Instance segmentation is a more granular computer vision task that not only classifies every pixel (like semantic segmentation) but also distinguishes between different objects of the same class. For example, it would label all pixels belonging to 'car' and also identify Car 1, Car 2, and Car 3 as separate entities.

Key differentiators from semantic segmentation:

• Outputs unique IDs for each object instance.
• Essential for applications requiring object counting, tracking, or individual interaction, such as robotic manipulation or detailed inventory analysis.

Panoptic segmentation unifies semantic segmentation (for 'stuff' classes like sky, road) and instance segmentation (for 'thing' classes like cars, people) into a single, comprehensive task. It assigns two values to every pixel: a semantic label and, where applicable, an instance ID.

This provides the most complete 2D scene parsing, critical for autonomous vehicle perception systems and detailed digital twin generation where both amorphous regions and countable objects must be understood simultaneously.

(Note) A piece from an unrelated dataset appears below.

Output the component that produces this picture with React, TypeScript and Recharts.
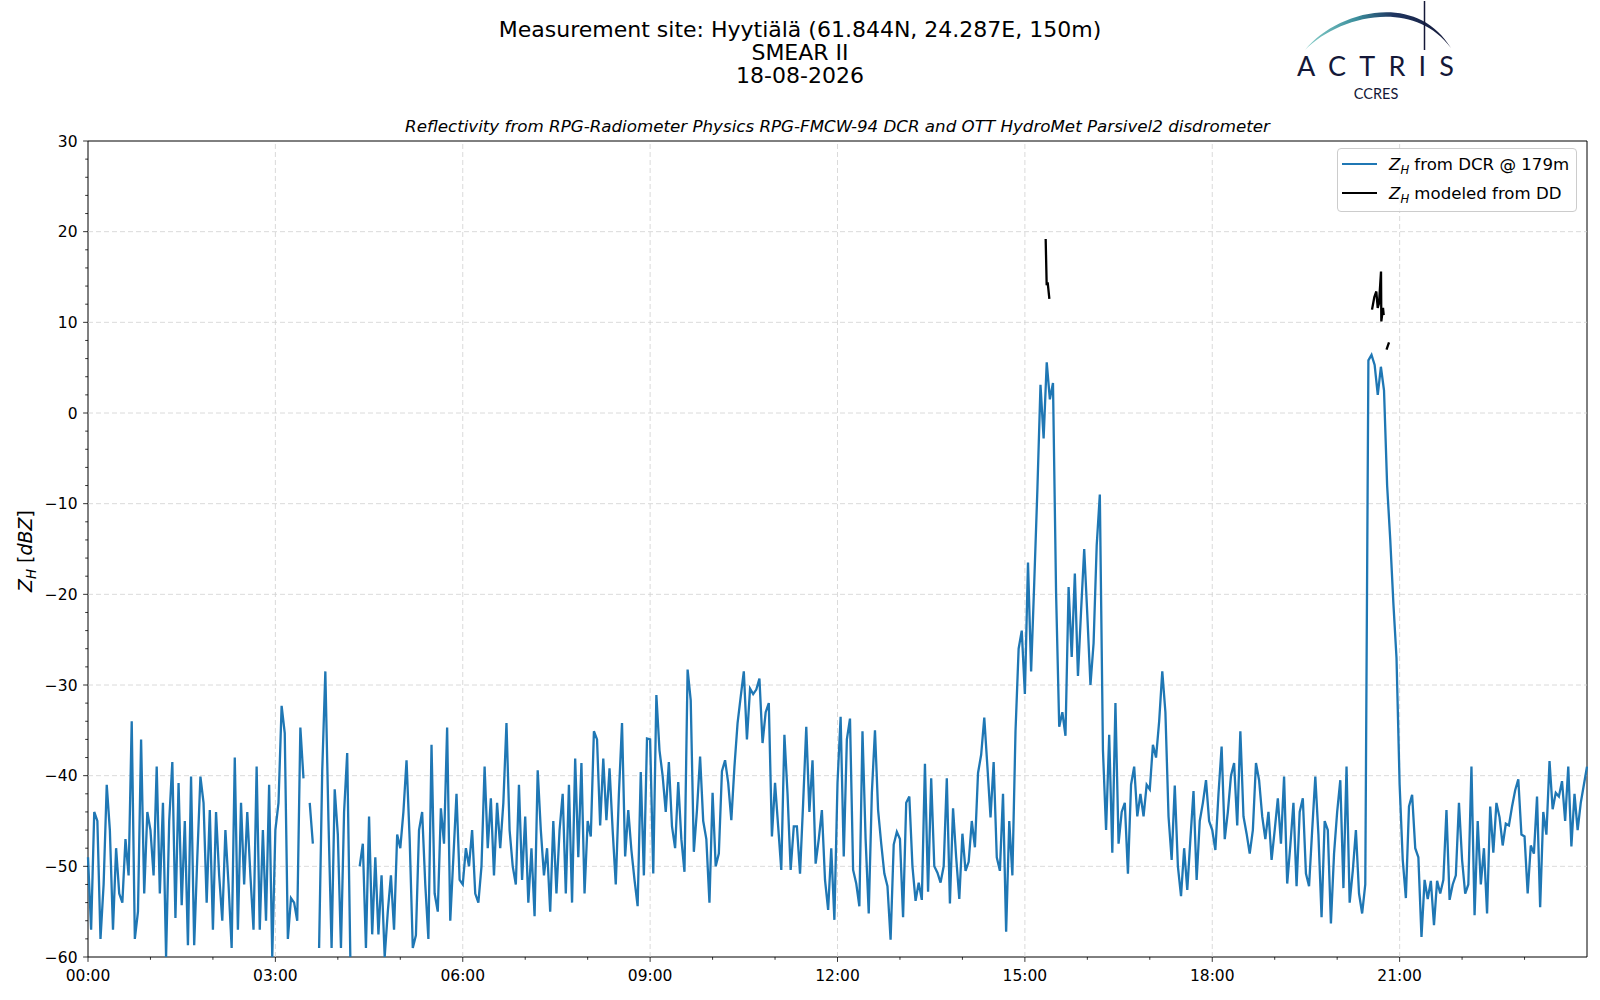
import { LineChart, Line, XAxis, YAxis, ReferenceLine, ReferenceArea, Legend } from 'recharts'

const FONT = '"DejaVu Sans", sans-serif'

// Z_H from DCR @ 179m [dBZ], 3-minute samples, one array per hour
const h00 = [-49, -57, -44, -45, -58, -52, -41, -46, -57, -48, -53, -54, -47, -51, -34, -58, -55, -36, -53, -44]
const h01 = [-46, -51, -39, -53, -43, -60, -45, -38.5, -55.7, -40.8, -54.3, -45, -58.7, -40.1, -58.7, -49, -40.1, -43, -54, -43.8]
const h02 = [-57, -44, -51, -56, -46, -52, -59, -38, -57, -43, -52, -44, -51, -57, -39, -57, -46, -56, -41, -60]
const h03 = [-46, -43, -32.3, -35.3, -58, -53.5, -54, -56, -34.7, -40.3, null, -43, -47.5, null, -59, -39.5, -28.5, -45, -59, -41.5]
const h04 = [-46.5, -59, -44, -37.5, -60, null, null, -50, -47.5, -59, -44.5, -57.5, -49, -57.5, -51, -60, -55, -51, -57, -46.5]
const h05 = [-48, -44, -38.3, -47, -59, -57.6, -46, -44, -52, -58, -36.6, -53, -55, -43.6, -47.5, -34.7, -56, -49, -42, -51.5]
const h06 = [-52, -48, -50, -46, -53, -54, -50, -39, -48, -42.5, -51, -43, -48, -43, -34.2, -46, -50, -52, -41, -51.5]
const h07 = [-44.5, -54, -48, -55.5, -39.4, -46, -51, -48, -55, -45, -53, -46, -42, -53, -41, -54, -38.1, -49, -38.6, -53]
const h08 = [-45, -46.7, -35.1, -36, -45.5, -38.1, -44.9, -39.2, -46, -52, -42, -34.2, -48.9, -43.8, -48.2, -51.5, -54.4, -39.6, -51, -35.9]
const h09 = [-36, -50.8, -31.1, -37.2, -40, -44, -38.5, -45.6, -48, -40.7, -47, -50.6, -28.3, -31.7, -48.4, -43.8, -37.9, -45, -47, -54]
const h10 = [-41.9, -50, -48.6, -39.5, -38.3, -40.8, -44.9, -39, -34.2, -31.3, -28.5, -36, -30.4, -31, -30.5, -29.3, -36.4, -33, -32, -46.7]
const h11 = [-40.8, -45.6, -50.4, -35.5, -42, -50.4, -45.6, -45.6, -50.8, -43, -34.6, -44, -38.3, -49.7, -47, -43.8, -51.5, -54.8, -48, -55.9]
const h12 = [-40.8, -33.5, -48.9, -36, -33.7, -50.4, -51.9, -54.4, -35.1, -47, -55.2, -41.9, -35, -43.8, -47.5, -50.8, -52.2, -58.1, -47.6, -46.2]
const h13 = [-47, -55.6, -43, -42.3, -50, -53.8, -51.8, -53.7, -38.7, -52.8, -40.3, -50, -50.7, -51.8, -50, -40.3, -54.1, -43.6, -49, -53.6]
const h14 = [-46.4, -50.5, -49.5, -45, -47.9, -39.7, -37.7, -33.6, -39, -44.6, -38.5, -49, -50.5, -42, -57.2, -45, -51, -35.1, -26, -24]
const h15 = [-31, -16.5, -28.5, -18.7, -8.5, 3.1, -2.8, 5.6, 1.5, 3.3, -20, -34.6, -33, -35.6, -19.2, -26.9, -17.7, -29, -21.8, -15]
const h16 = [-22.3, -30, -25.4, -14.6, -9, -37.2, -46, -35.5, -48.5, -32, -47.5, -44, -43, -50.8, -41, -39, -44.5, -42, -44.5, -41]
const h17 = [-41.5, -36.6, -38, -34, -28.5, -33, -44.5, -49.3, -41.1, -50, -53.3, -48, -52.6, -47, -41.7, -51.5, -45, -43, -40.5, -45]
const h18 = [-46, -48.2, -42, -36.8, -47, -44, -40, -38.6, -45.5, -35.1, -44.5, -46.4, -48.6, -46, -38.6, -40.5, -44.5, -47, -44, -49.3]
const h19 = [-46, -42.5, -47.5, -40.1, -51.9, -47.7, -43, -52.2, -44, -42.5, -50.8, -52.2, -46, -40.1, -46.5, -55.6, -45, -46, -56.3, -48.6]
const h20 = [-44, -40.5, -52.4, -39, -54, -50.5, -46, -53, -55.2, -52, 5.8, 6.4, 5.3, 2.0, 5.1, 2.5, -8, -14, -21, -27]
const h21 = [-41, -49.3, -53.5, -43.4, -42.1, -48, -49, -57.8, -51.5, -53.6, -51.6, -56.5, -51.6, -53, -51.5, -43.8, -53.7, -52, -51, -43]
const h22 = [-49.3, -53, -52, -39, -55.4, -45, -52, -48, -55.2, -43.4, -48.5, -43, -44.6, -47.7, -45.3, -45.5, -43.4, -41.6, -40.4, -46.5]
const h23 = [-46.7, -53, -47.7, -48.6, -42.3, -54.5, -44, -46.5, -38.4, -43.7, -41.9, -42.3, -40.6, -45, -39, -47.8, -42, -46, -43, -41]
const lastValue = -39
const stepHours = 0.05

// Z_H modeled from the disdrometer (gaps as null)
const ddTimes = [15.333, 15.349, 15.365, 15.392, 15.4, 20.558, 20.595, 20.627, 20.649, 20.67, 20.702, 20.707, 20.734, 20.745, 20.76, 20.79, 20.83]
const ddValues = [19.2, 14.1, 14.4, 12.6, null, 11.4, 12.8, 13.4, 11.6, 12.1, 15.6, 10.1, 11.6, 10.8, null, 7.0, 7.8]

const xTickLabels = ['00:00', '03:00', '06:00', '09:00', '12:00', '15:00', '18:00', '21:00']
const xTicks = Array.from({ length: 24 }, (_, i) => i)
const xGrid = [3, 6, 9, 12, 15, 18, 21]
const yTicks = Array.from({ length: 46 }, (_, i) => -60 + 2 * i)
const yGrid = [-50, -40, -30, -20, -10, 0, 10, 20]

const hourly = [h00, h01, h02, h03, h04, h05, h06, h07, h08, h09, h10, h11, h12, h13, h14, h15, h16, h17, h18, h19, h20, h21, h22, h23]
const dcrData = hourly
  .flatMap((vals, h) => vals.map((v, i) => ({ t: h + i * stepHours, v })))
  .concat([{ t: 24, v: lastValue }])
const ddData = ddTimes.map((t, i) => ({ t, v: ddValues[i] }))

const XTick = (props: any) => {
  const { x, y, payload } = props
  const h = payload.value
  const major = h % 3 === 0
  return (
    <g>
      <line x1={x} x2={x} y1={y} y2={y + (major ? 4.9 : 2.8)} stroke="#000" strokeWidth={0.8} />
      {major && (
        <text x={x} y={y + 23.5} textAnchor="middle" fontSize={15.5} fontFamily={FONT} fill="#000">
          {xTickLabels[h / 3]}
        </text>
      )}
    </g>
  )
}

const YTick = (props: any) => {
  const { x, y, payload } = props
  const v = payload.value
  const major = v % 10 === 0
  return (
    <g>
      <line x1={x} x2={x - (major ? 4.9 : 2.8)} y1={y} y2={y} stroke="#000" strokeWidth={0.8} />
      {major && (
        <text x={x - 10.5} y={y + 5.5} textAnchor="end" fontSize={15.5} fontFamily={FONT} fill="#000">
          {v < 0 ? '\u2212' + Math.abs(v) : String(v)}
        </text>
      )}
    </g>
  )
}

const LegendBox = () => (
  <div
    style={{
      width: 240,
      height: 64,
      boxSizing: 'border-box',
      border: '1px solid #cccccc',
      borderRadius: 4,
      background: 'rgba(255,255,255,0.8)',
    }}
  >
    <svg width={238} height={62} style={{ display: 'block' }}>
      <line x1={4} x2={39} y1={15} y2={15} stroke="#1f77b4" strokeWidth={2.2} />
      <text x={51} y={21} fontSize={16.6} fontFamily={FONT} fill="#000">
        <tspan fontStyle="italic">Z</tspan>
        <tspan fontStyle="italic" fontSize={11.6} dy={3.8}>H</tspan>
        <tspan dy={-3.8}> from DCR @ 179m</tspan>
      </text>
      <line x1={4} x2={39} y1={44} y2={44} stroke="#000" strokeWidth={2.2} />
      <text x={51} y={50} fontSize={16.6} fontFamily={FONT} fill="#000">
        <tspan fontStyle="italic">Z</tspan>
        <tspan fontStyle="italic" fontSize={11.6} dy={3.8}>H</tspan>
        <tspan dy={-3.8}> modeled from DD</tspan>
      </text>
    </svg>
  </div>
)

export default function App() {
  return (
    <div style={{ position: 'absolute', left: 0, top: 0, width: 1600, height: 1000, background: '#fff' }}>
      <LineChart width={1600} height={1000} margin={{ top: 141, right: 13, bottom: 13, left: 28 }}>
        <XAxis
          dataKey="t"
          type="number"
          domain={[0, 24]}
          ticks={xTicks}
          interval={0}
          height={30}
          tickSize={0}
          tickMargin={0}
          tickLine={false}
          axisLine={false}
          tick={<XTick />}
        />
        <YAxis
          type="number"
          domain={[-60, 30]}
          ticks={yTicks}
          interval={0}
          width={60}
          tickSize={0}
          tickMargin={0}
          tickLine={false}
          axisLine={false}
          tick={<YTick />}
        />
        {xGrid.map(h => (
          <ReferenceLine key={'gx' + h} x={h} stroke="#d0d0d0" strokeDasharray="5 3" strokeWidth={0.8} />
        ))}
        {yGrid.map(v => (
          <ReferenceLine key={'gy' + v} y={v} stroke="#d0d0d0" strokeDasharray="5 3" strokeWidth={0.8} />
        ))}
        <Line
          data={dcrData}
          dataKey="v"
          name="dcr"
          type="linear"
          stroke="#1f77b4"
          strokeWidth={2.3}
          dot={false}
          connectNulls={false}
          isAnimationActive={false}
        />
        <Line
          data={ddData}
          dataKey="v"
          name="dd"
          type="linear"
          stroke="#000"
          strokeWidth={2.3}
          dot={false}
          connectNulls={false}
          isAnimationActive={false}
        />
        <ReferenceArea x1={0} x2={24} y1={-60} y2={30} fill="none" stroke="#000" strokeWidth={1} />
        <Legend
          layout="vertical"
          align="center"
          verticalAlign="middle"
          content={<LegendBox />}
          wrapperStyle={{ left: 1337, top: 148, width: 240, height: 64 }}
        />
      </LineChart>

      <svg width={1600} height={1000} style={{ position: 'absolute', left: 0, top: 0, pointerEvents: 'none' }}>
        <g fontFamily={FONT} fill="#000" textAnchor="middle" fontSize={22}>
          <text x={800} y={36.5}>Measurement site: Hyytiälä (61.844N, 24.287E, 150m)</text>
          <text x={800} y={59.5}>SMEAR II</text>
          <text x={800} y={83}>18-08-2026</text>
        </g>
        <text x={837.5} y={132} textAnchor="middle" fontSize={16.7} fontStyle="italic" fontFamily={FONT} fill="#000">
          Reflectivity from RPG-Radiometer Physics RPG-FMCW-94 DCR and OTT HydroMet Parsivel2 disdrometer
        </text>
        <text transform="translate(31.5,551) rotate(-90)" textAnchor="middle" fontSize={19} fontFamily={FONT} fill="#000">
          <tspan fontStyle="italic">Z</tspan>
          <tspan fontStyle="italic" fontSize={13.3} dy={4}>H</tspan>
          <tspan dy={-4}> [</tspan>
          <tspan fontStyle="italic">dBZ</tspan>
          <tspan>]</tspan>
        </text>
        {/* ACTRIS / CCRES logo */}
        <defs>
          <linearGradient id="arcGrad" gradientUnits="userSpaceOnUse" x1={1306} y1={0} x2={1451} y2={0}>
            <stop offset="0" stopColor="#86cdc8" />
            <stop offset="0.35" stopColor="#3b8e9c" />
            <stop offset="0.6" stopColor="#1f3560" />
            <stop offset="1" stopColor="#141838" />
          </linearGradient>
        </defs>
        <path d="M1305 50 C1336 11, 1416 -10, 1451 48 C1413 -3, 1338 16, 1305 50 Z" fill="url(#arcGrad)" />
        <line x1={1424.5} x2={1424.5} y1={1} y2={50} stroke="#141838" strokeWidth={1.5} />
        <text x={1297} y={76} textLength={157} lengthAdjust="spacing" fontSize={27} fontFamily="Lato, sans-serif" fill="#141838">
          ACTRIS
        </text>
        <text x={1376} y={99} textAnchor="middle" fontSize={14.5} fontFamily="Lato, sans-serif" fill="#141838">
          CCRES
        </text>
      </svg>
    </div>
  )
}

3D semantic segmentation extends pixel-wise classification into three dimensions. Instead of labeling pixels in a 2D image, it labels points in a 3D point cloud or voxels in a voxel grid with semantic classes.

Primary data sources:

• LiDAR sensors directly produce 3D point clouds.
• RGB-D cameras (like Microsoft Kinect) provide aligned color and depth.
• Multi-view 2D semantic segmentation results can be fused using known camera poses. This is a core task for creating semantically rich 3D maps for robotics navigation and infrastructure inspection.

Simultaneous Localization and Mapping (SLAM) is the computational technique used by robots and AR devices to build a map of an unknown environment while simultaneously tracking their own location within it. Semantic segmentation acts as a powerful input to modern Semantic SLAM systems.

Integration benefits:

• Loop closure: Recognizing a semantically labeled object (e.g., a specific door) improves place recognition.
• Dynamic object filtering: Segmented 'people' or 'vehicles' can be excluded from the static map.
• Enhanced navigation: Maps contain not just geometry but navigable surfaces ('floor') and obstacles ('chair').

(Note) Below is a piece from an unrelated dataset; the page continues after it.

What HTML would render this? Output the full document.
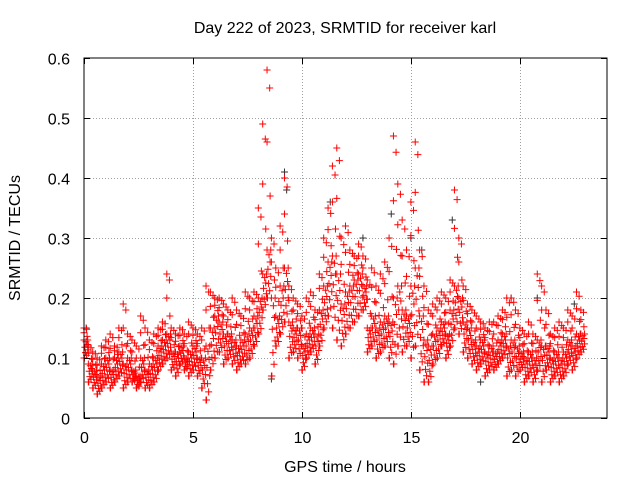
<!DOCTYPE html>
<html><head><meta charset="utf-8"><style>
body{margin:0;background:#fff}
svg{display:block;font-family:"Liberation Sans",sans-serif;font-size:16px}
</style></head><body>
<svg id="chart" width="640" height="480">
<rect x="0" y="0" width="640" height="480" fill="#fff"/>
<g id="grid"></g>
<g id="marks"></g>
<rect x="84" y="58" width="523" height="360" fill="none" stroke="#000" stroke-width="1"/>
<g id="axes"></g>
<text x="345" y="33" text-anchor="middle">Day 222 of 2023, SRMTID for receiver karl</text>
<text x="345" y="472" text-anchor="middle">GPS time / hours</text>
<text x="0" y="0" transform="translate(20,238) rotate(-90)" text-anchor="middle">SRMTID / TECUs</text>
</svg>
<script>
const xTicks=[0,5,10,15,20];
const yTicks=[0,0.1,0.2,0.3,0.4,0.5,0.6];
const yTickLabels=["0","0.1","0.2","0.3","0.4","0.5","0.6"];
const times=[0,0.2,0.4,0.6,0.8,1.0,1.2,1.4,1.6,1.8,2.0,2.2,2.4,2.6,2.8,3.0,3.2,3.4,3.6,3.8,4.0,4.2,4.4,4.6,4.8,5.0,5.2,5.4,5.6,5.8,6.0,6.2,6.4,6.6,6.8,7.0,7.2,7.4,7.6,7.8,8.0,8.2,8.4,8.6,8.8,9.0,9.2,9.4,9.6,9.8,10.0,10.2,10.4,10.6,10.8,11.0,11.2,11.4,11.6,11.8,12.0,12.2,12.4,12.6,12.8,13.0,13.2,13.4,13.6,13.8,14.0,14.2,14.4,14.6,14.8,15.0,15.2,15.4,15.6,15.8,16.0,16.2,16.4,16.6,16.8,17.0,17.2,17.4,17.6,17.8,18.0,18.2,18.4,18.6,18.8,19.0,19.2,19.4,19.6,19.8,20.0,20.2,20.4,20.6,20.8,21.0,21.2,21.4,21.6,21.8,22.0,22.2,22.4,22.6,22.8];
const lowVals=[.10,.06,.05,.04,.05,.06,.05,.06,.07,.05,.06,.06,.05,.06,.05,.05,.06,.08,.09,.10,.08,.07,.09,.08,.07,.08,.07,.05,.03,.08,.10,.11,.09,.10,.09,.08,.09,.09,.10,.12,.14,.18,.20,.07,.12,.14,.16,.10,.11,.10,.08,.10,.11,.09,.12,.15,.17,.15,.13,.12,.14,.15,.16,.17,.18,.11,.12,.10,.11,.12,.10,.09,.12,.11,.12,.10,.12,.08,.06,.06,.09,.10,.12,.10,.12,.15,.14,.11,.10,.09,.08,.09,.07,.08,.08,.09,.10,.07,.08,.07,.08,.06,.07,.06,.08,.06,.08,.06,.07,.06,.07,.09,.08,.10,.11];
const midVals=[.13,.09,.08,.07,.09,.10,.08,.10,.11,.09,.10,.08,.07,.10,.08,.09,.10,.12,.13,.14,.11,.11,.12,.10,.11,.12,.10,.10,.12,.15,.17,.16,.14,.14,.13,.12,.13,.14,.15,.17,.20,.24,.28,.20,.17,.22,.25,.16,.15,.15,.12,.14,.15,.14,.18,.22,.26,.27,.24,.19,.21,.22,.23,.24,.22,.15,.17,.15,.16,.17,.16,.20,.22,.18,.17,.22,.25,.17,.13,.12,.14,.15,.16,.14,.18,.22,.20,.16,.15,.13,.12,.13,.11,.12,.11,.13,.14,.12,.13,.12,.11,.10,.11,.10,.13,.12,.12,.10,.11,.10,.11,.13,.12,.14,.14];
const highVals=[.15,.12,.11,.10,.12,.13,.14,.12,.15,.19,.14,.13,.12,.17,.15,.13,.14,.15,.16,.24,.15,.14,.15,.14,.16,.15,.14,.15,.22,.21,.20,.20,.19,.18,.20,.18,.17,.21,.20,.21,.35,.49,.58,.30,.25,.32,.40,.22,.20,.19,.17,.20,.21,.18,.24,.30,.35,.42,.45,.30,.32,.28,.27,.29,.27,.23,.25,.22,.24,.26,.30,.47,.39,.33,.28,.36,.46,.28,.22,.18,.19,.20,.21,.20,.23,.38,.30,.22,.19,.18,.17,.16,.15,.16,.16,.17,.18,.20,.20,.18,.15,.14,.16,.14,.24,.22,.18,.14,.15,.16,.15,.18,.17,.21,.18];
const blackTimes=[9.2,9.3,11.3,15.0,15.5,8.6,12.8,20.8,19.6,18.2,14.1,0.1,16.9,22.5];
const blackVals=[.41,.38,.36,.30,.28,.065,.30,.20,.20,.06,.34,.15,.33,.19];

const X0=84,X1=607,Y0=418,Y1=58;
const xs=t=>X0+t*(X1-X0)/24;
const ys=v=>Y0-v*(Y0-Y1)/0.6;
const NS="http://www.w3.org/2000/svg";
const grid=document.getElementById('grid'),axes=document.getElementById('axes'),marks=document.getElementById('marks');
function mk(tag,attrs,parent){const e=document.createElementNS(NS,tag);for(const k in attrs)e.setAttribute(k,attrs[k]);parent.appendChild(e);return e;}
yTicks.forEach((v,i)=>{
  const y=Math.round(ys(v))+0.5;
  if(i>0&&i<yTicks.length-1){const g=mk('line',{x1:X0,x2:X1,y1:y,y2:y,stroke:'#a0a0a0','stroke-dasharray':'1,2'},grid);
  
  }
  const t=mk('line',{x1:X0,x2:X0+6,y1:y,y2:y,stroke:'#000'},axes);
  
  
  const t2=mk('line',{x1:X1-6,x2:X1,y1:y,y2:y,stroke:'#000'},axes);
  
  
  const l=mk('text',{x:X0-14,y:y+6,'text-anchor':'end'},axes);l.textContent=yTickLabels[i];
  
  
});
xTicks.forEach(v=>{
  const x=Math.round(xs(v))+0.5;
  if(v>0){const g=mk('line',{x1:x,x2:x,y1:Y1,y2:Y0,stroke:'#a0a0a0','stroke-dasharray':'1,2'},grid);
  
  }
  const t=mk('line',{x1:x,x2:x,y1:Y0,y2:Y0-6,stroke:'#000'},axes);
  
  
  const t2=mk('line',{x1:x,x2:x,y1:Y1,y2:Y1+6,stroke:'#000'},axes);
  
  
  const l=mk('text',{x:x,y:Y0+25,'text-anchor':'middle'},axes);l.textContent=String(v);
  
  
});
function plus(t,v,color){
  const x=xs(t),y=ys(v);
  const p=mk('path',{d:`M${x-3.5} ${y}h7M${x} ${y-3.5}v7`,stroke:color,'stroke-width':1,fill:'none'},marks);
  
  
}
blackTimes.forEach((t,i)=>plus(t,blackVals[i],'#333'));
const fr=[0,0.15,0.3,0.45,0.6,0.75,0.9,1];
const offs=[0.02,0.12,0.07,0.17,0.04,0.14,0.09,0.0];
times.forEach((t,i)=>{
  const lo=lowVals[i],mi=midVals[i],hi=highVals[i];
  plus(t,lo,'#f00');
  plus(t,hi,'#f00');
  fr.forEach((f,k)=>{
    plus(t+offs[k],lo+(mi-lo)*f,'#f00');
    if(k%2===0) plus(t+offs[(k+3)%8],mi+(hi-mi)*f,'#f00');
  });
});
</script>
</body></html>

A depth map is an image where each pixel's value represents the distance from the camera to the corresponding scene point. Depth estimation is the process of generating this map, either from specialized sensors (stereo cameras, LiDAR) or via monocular depth prediction networks.

Relationship to semantic segmentation:

• Sensor fusion: Semantic labels and depth data are often fused to create a 2.5D understanding (what an object is and where it is in 3D space).
• Input for 3D reconstruction: Segmented objects with associated depth can be extruded into basic 3D volumes.
• Task synergy: Many modern architectures perform multi-task learning, predicting both semantics and depth from a single image.